» **Provided information**:

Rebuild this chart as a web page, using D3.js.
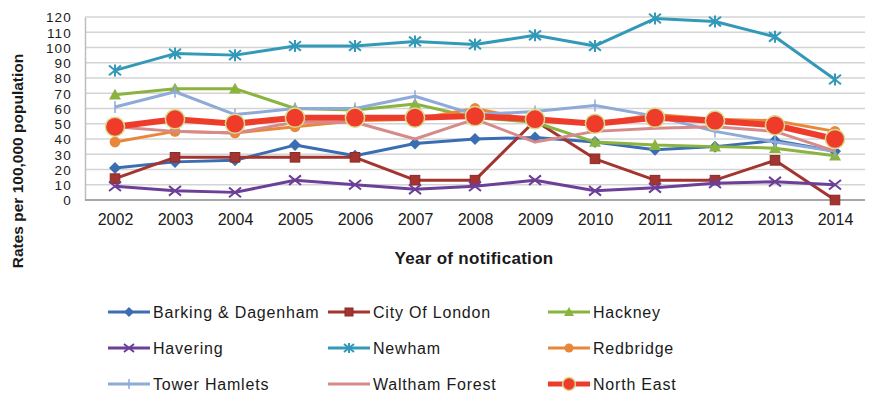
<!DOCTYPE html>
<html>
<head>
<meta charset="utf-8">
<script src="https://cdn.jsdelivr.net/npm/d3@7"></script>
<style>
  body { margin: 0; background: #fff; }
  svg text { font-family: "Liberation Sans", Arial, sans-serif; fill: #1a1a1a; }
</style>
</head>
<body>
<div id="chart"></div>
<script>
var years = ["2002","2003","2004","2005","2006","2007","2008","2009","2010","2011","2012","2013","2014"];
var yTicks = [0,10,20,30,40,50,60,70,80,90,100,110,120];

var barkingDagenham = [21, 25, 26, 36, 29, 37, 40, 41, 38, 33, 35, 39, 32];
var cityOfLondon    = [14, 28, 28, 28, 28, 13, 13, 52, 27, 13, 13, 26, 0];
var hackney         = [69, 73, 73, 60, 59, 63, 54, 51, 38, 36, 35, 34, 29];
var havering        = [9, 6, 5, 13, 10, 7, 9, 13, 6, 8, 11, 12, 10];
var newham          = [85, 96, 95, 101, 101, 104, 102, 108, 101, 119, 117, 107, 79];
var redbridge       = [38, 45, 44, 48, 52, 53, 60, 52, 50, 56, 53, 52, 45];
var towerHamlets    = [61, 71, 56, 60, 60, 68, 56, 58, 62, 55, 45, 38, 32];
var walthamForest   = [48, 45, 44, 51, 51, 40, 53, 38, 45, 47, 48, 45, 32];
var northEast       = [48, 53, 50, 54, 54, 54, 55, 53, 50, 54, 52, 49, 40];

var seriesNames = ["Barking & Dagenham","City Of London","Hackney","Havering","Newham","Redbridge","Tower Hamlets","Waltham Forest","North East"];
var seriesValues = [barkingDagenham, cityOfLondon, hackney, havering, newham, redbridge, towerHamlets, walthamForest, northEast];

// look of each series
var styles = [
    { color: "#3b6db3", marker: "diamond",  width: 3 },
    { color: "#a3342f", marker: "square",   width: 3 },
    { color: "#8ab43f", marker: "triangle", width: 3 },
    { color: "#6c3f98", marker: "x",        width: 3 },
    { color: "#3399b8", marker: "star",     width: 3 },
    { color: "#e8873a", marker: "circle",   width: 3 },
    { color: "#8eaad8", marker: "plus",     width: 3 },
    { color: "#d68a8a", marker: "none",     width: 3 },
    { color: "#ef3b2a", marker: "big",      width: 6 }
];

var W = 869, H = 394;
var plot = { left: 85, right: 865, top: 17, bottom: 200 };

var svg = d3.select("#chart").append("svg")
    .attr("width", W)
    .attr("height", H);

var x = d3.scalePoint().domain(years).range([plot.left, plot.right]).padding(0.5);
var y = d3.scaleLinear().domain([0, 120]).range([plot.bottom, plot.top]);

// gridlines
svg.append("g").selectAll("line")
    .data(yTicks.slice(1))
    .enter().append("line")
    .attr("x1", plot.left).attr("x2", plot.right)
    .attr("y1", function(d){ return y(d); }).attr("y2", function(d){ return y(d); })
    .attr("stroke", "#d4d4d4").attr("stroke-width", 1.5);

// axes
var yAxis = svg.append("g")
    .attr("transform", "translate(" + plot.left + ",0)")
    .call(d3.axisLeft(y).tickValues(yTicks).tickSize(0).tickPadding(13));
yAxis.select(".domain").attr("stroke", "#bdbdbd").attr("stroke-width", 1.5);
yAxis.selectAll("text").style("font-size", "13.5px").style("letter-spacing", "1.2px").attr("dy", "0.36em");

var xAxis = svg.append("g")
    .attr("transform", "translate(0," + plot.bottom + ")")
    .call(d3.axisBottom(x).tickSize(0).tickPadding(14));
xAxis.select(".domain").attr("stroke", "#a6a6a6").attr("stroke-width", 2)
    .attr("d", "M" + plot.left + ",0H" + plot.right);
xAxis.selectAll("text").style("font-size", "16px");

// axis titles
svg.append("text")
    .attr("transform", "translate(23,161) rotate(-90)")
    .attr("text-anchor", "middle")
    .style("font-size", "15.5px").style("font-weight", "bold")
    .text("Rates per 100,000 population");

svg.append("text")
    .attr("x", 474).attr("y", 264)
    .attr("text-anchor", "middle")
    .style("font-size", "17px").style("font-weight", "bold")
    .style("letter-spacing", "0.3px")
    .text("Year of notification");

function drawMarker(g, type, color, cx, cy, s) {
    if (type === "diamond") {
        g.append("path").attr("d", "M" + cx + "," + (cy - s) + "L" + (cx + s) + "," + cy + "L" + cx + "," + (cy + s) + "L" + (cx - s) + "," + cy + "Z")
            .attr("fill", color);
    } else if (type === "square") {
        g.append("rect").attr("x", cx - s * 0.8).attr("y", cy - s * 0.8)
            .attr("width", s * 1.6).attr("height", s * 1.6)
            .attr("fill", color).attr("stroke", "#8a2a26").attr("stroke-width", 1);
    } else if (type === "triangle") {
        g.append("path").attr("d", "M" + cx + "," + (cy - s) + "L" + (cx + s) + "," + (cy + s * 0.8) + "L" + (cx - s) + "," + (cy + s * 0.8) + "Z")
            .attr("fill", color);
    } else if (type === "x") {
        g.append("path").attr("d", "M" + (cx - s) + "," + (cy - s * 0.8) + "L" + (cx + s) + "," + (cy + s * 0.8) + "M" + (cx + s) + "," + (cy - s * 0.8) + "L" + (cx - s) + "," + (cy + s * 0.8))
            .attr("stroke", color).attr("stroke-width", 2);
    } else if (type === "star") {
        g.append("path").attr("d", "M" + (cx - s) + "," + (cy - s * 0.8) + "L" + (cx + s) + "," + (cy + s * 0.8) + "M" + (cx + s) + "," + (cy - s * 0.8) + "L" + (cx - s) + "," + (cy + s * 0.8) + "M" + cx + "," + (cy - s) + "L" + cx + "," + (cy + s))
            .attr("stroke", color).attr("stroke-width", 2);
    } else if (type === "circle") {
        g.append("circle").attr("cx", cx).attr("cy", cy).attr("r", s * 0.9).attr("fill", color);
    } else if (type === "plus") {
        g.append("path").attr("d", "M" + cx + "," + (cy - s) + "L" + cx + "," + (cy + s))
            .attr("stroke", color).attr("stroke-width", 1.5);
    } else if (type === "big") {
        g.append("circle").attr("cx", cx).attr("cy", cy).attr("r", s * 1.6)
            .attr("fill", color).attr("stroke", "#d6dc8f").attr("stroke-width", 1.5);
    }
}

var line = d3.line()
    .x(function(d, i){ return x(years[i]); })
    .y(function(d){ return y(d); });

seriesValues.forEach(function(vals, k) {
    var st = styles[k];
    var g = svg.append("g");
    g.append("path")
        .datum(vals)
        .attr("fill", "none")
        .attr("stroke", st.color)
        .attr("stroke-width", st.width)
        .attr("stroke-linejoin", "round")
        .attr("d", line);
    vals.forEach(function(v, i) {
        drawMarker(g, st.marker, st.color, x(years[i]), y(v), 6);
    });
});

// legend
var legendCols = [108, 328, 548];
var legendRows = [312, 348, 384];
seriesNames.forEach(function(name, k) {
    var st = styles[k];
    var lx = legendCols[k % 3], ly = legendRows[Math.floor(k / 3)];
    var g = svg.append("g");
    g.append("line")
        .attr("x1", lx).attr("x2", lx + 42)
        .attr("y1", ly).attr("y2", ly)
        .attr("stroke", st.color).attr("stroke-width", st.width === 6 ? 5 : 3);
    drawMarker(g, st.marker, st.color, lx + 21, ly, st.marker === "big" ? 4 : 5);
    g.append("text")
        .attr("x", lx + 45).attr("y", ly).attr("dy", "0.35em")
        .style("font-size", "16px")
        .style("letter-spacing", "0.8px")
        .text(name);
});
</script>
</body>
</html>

==

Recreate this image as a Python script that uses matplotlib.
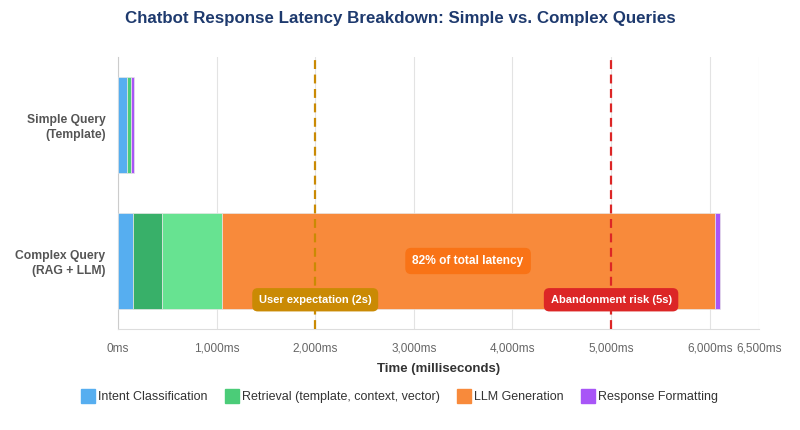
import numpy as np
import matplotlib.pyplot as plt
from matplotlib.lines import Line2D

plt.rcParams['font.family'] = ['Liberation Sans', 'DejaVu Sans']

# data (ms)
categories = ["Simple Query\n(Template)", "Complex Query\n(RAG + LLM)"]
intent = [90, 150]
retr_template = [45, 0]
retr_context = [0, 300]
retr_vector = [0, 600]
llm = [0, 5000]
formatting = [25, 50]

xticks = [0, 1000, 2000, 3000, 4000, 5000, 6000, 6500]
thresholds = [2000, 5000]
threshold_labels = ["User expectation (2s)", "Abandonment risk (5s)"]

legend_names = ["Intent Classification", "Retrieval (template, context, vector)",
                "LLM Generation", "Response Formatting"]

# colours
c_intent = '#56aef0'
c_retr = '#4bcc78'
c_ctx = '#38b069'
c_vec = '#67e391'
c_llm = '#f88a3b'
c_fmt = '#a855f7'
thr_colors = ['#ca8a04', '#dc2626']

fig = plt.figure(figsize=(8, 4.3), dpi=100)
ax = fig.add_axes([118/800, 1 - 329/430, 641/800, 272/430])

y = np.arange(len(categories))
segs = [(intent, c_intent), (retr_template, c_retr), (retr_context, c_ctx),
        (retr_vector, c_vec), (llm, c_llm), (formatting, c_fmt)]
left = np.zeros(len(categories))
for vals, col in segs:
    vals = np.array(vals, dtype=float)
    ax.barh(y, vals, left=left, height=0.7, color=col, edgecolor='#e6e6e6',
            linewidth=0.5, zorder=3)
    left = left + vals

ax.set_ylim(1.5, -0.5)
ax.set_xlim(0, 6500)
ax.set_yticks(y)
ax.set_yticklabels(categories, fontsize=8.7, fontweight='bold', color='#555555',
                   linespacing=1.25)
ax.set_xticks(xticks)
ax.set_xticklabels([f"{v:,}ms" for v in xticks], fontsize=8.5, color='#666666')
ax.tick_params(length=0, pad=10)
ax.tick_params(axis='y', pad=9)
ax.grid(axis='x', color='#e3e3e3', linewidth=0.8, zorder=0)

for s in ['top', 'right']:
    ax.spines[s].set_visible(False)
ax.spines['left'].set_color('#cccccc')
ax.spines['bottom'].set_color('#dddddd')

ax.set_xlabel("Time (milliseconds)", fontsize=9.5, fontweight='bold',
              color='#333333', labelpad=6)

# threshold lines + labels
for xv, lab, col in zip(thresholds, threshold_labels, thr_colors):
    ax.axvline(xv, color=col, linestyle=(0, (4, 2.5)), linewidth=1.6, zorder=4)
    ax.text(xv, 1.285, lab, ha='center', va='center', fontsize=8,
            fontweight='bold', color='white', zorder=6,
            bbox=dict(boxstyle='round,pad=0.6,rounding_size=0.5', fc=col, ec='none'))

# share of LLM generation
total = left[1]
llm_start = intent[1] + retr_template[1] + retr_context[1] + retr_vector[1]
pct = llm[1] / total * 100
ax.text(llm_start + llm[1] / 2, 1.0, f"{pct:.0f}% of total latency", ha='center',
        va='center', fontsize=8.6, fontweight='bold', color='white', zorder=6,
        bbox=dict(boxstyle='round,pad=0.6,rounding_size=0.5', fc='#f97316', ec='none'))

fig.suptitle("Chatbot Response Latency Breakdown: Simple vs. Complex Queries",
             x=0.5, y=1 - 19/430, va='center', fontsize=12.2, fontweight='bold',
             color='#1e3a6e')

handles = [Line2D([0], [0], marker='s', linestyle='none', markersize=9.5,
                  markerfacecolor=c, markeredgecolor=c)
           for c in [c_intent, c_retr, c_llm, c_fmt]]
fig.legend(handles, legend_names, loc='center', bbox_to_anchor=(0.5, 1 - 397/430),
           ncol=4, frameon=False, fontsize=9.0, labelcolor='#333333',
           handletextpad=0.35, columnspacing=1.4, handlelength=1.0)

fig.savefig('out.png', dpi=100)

» **What to produce**: Pick out every line above that contains the word "script" and copy it.

» **Output of the task**:
<script src="https://cdn.jsdelivr.net/npm/d3@7"></script>
<script>
</script>
Recreate this image as a Python script that uses matplotlib.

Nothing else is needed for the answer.